Tonight Lockhart/Gardner fired the Governor's wife. It was actually tonight's episode of The Good Wife, on CBS and in tonight's show, the partners found out that Alicia Florrick (Julianna Margulies) was planning on leaving the law firm to start her own and take with her some of Lockhard/Gardner's largest clients, not to mention a number of associates and lead investigator. There is a lot to learn from watching a TV show. I get that every now and then from watching the Kardashians.  However, this one hits closer to home in terms of how I like to help clients, faced with high profile issues affecting their reputation -- as a lawyer, for a law firm and even for the Governor.

From an employer perspective....

  • Once information is learned about an employee that would warrant firing them. before acting based on emotion an employer should have all the facts, or at least enough to make a decision on high profile employment issues.
  • However, once the decision is made it must be communicated quickly and efficiently.  Today, Twitter is the best and quickest medium.
  • Before a tweet is sent, a firm or company should already have influential people following them - Work hard at pro-actively building upon your social network.
  • Invest in client relations. Today, law firms are too big, lawyers are too isolated and legal bills are too high. Business today is based on personal relationships, not on big law firm names. It is important to ensure your clients know that you are laser focused on their work -- So represent them as if they are your only client.
  • Work hard to communicate with your employees so these situations can be avoided in the future.

Good thing they had a public relations counselor waiting in the lobby to begin work on defending a major law firm against The Governor-elect's wife.

From the employee perspective...

  • Make sure you are also following the law as you prepare to leave your employer.
  • Be proactive in regards to getting everything in order, including notifying those that you can legally notify and what messages you are communicating in leaving.
  • Have a website ready to go, in addition to social media -- most likely Twitter and Facebook but also LinkedIn.
  • Know who the reporters are covering your industry and those of your clients, and make sure they know and trust you as a resource.

From the Governor's standpoint...

  • Be prepared with a statement but don't communicate it directly.
  • If confronted and asked in person stay on message.
  • Answer the questions directly and bridge to another issue.
  • Address the issue, don't avoid it.
  • Distance yourself from the business of others, particularly those that you are close to.
  • Ensure the public that this issue remains a separate issue outside of your work in the state and that you remain focused on the issues before you.

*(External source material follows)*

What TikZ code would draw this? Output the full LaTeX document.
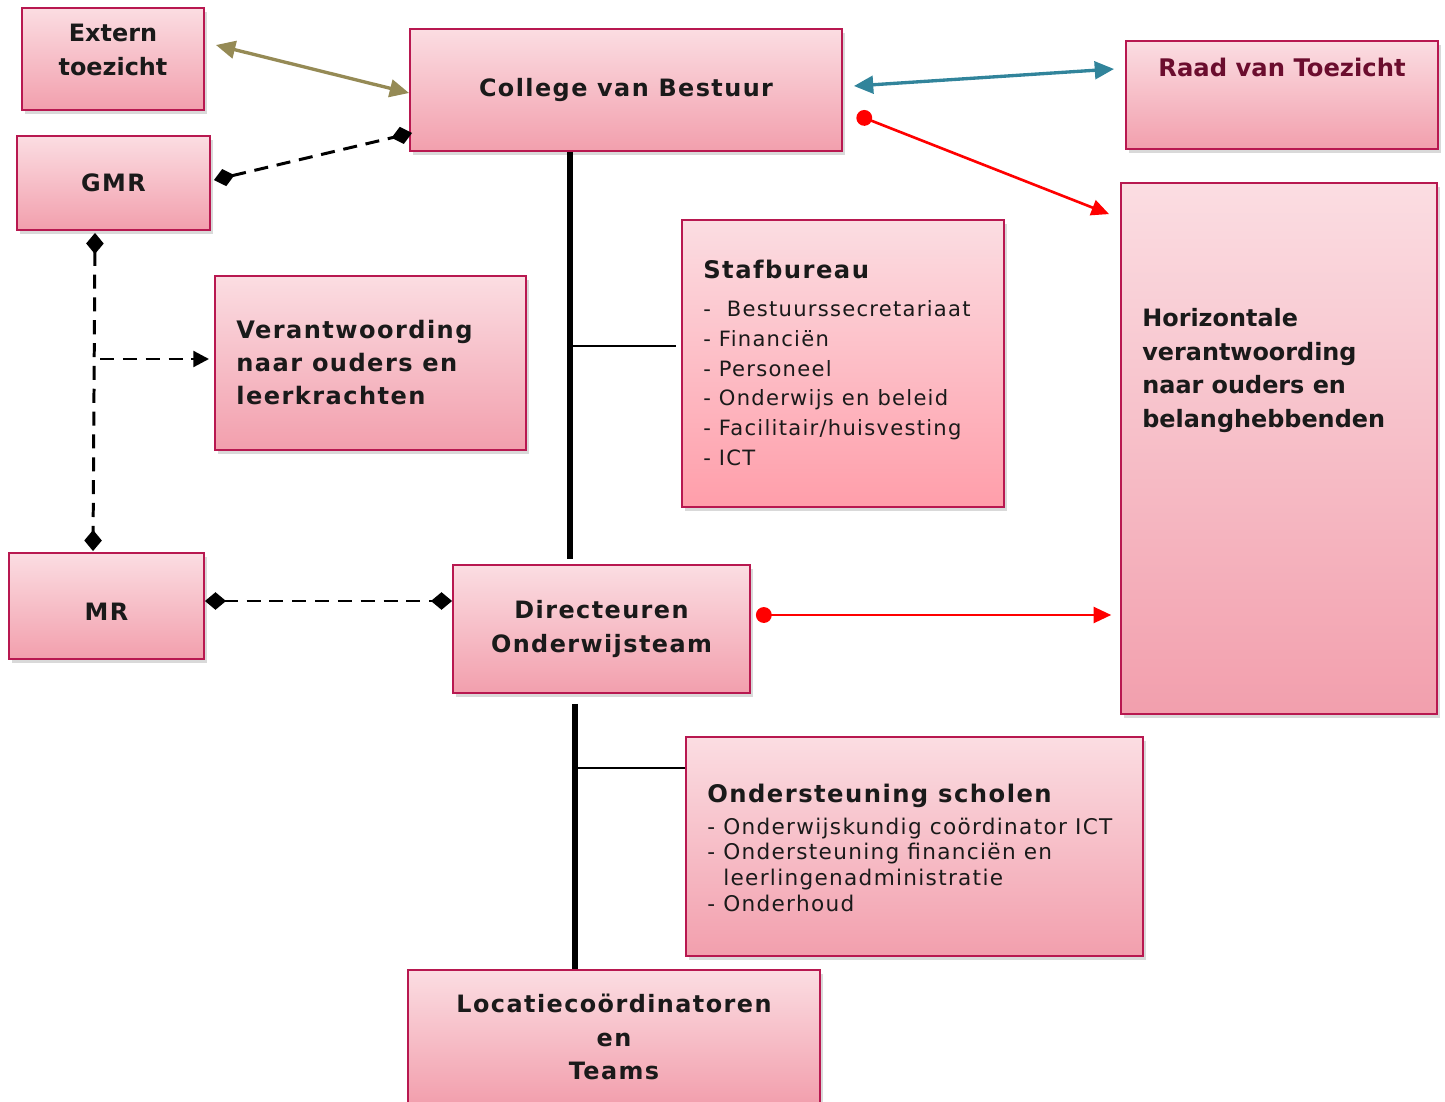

Regardless of which side you are on, make sure you have the necessary relationships with people to help you should you need it.  This includes lawyers, accountants, doctors and strategic public relations counsel. Trust is vital to the success in any business and we work hard to establish it. It is even harder to rebuild in the wake of crisis.  As we learned tonight, "politics leads, the law follows." Whatever comes your way, it is important to be prepared and know those that can help you should you need. it.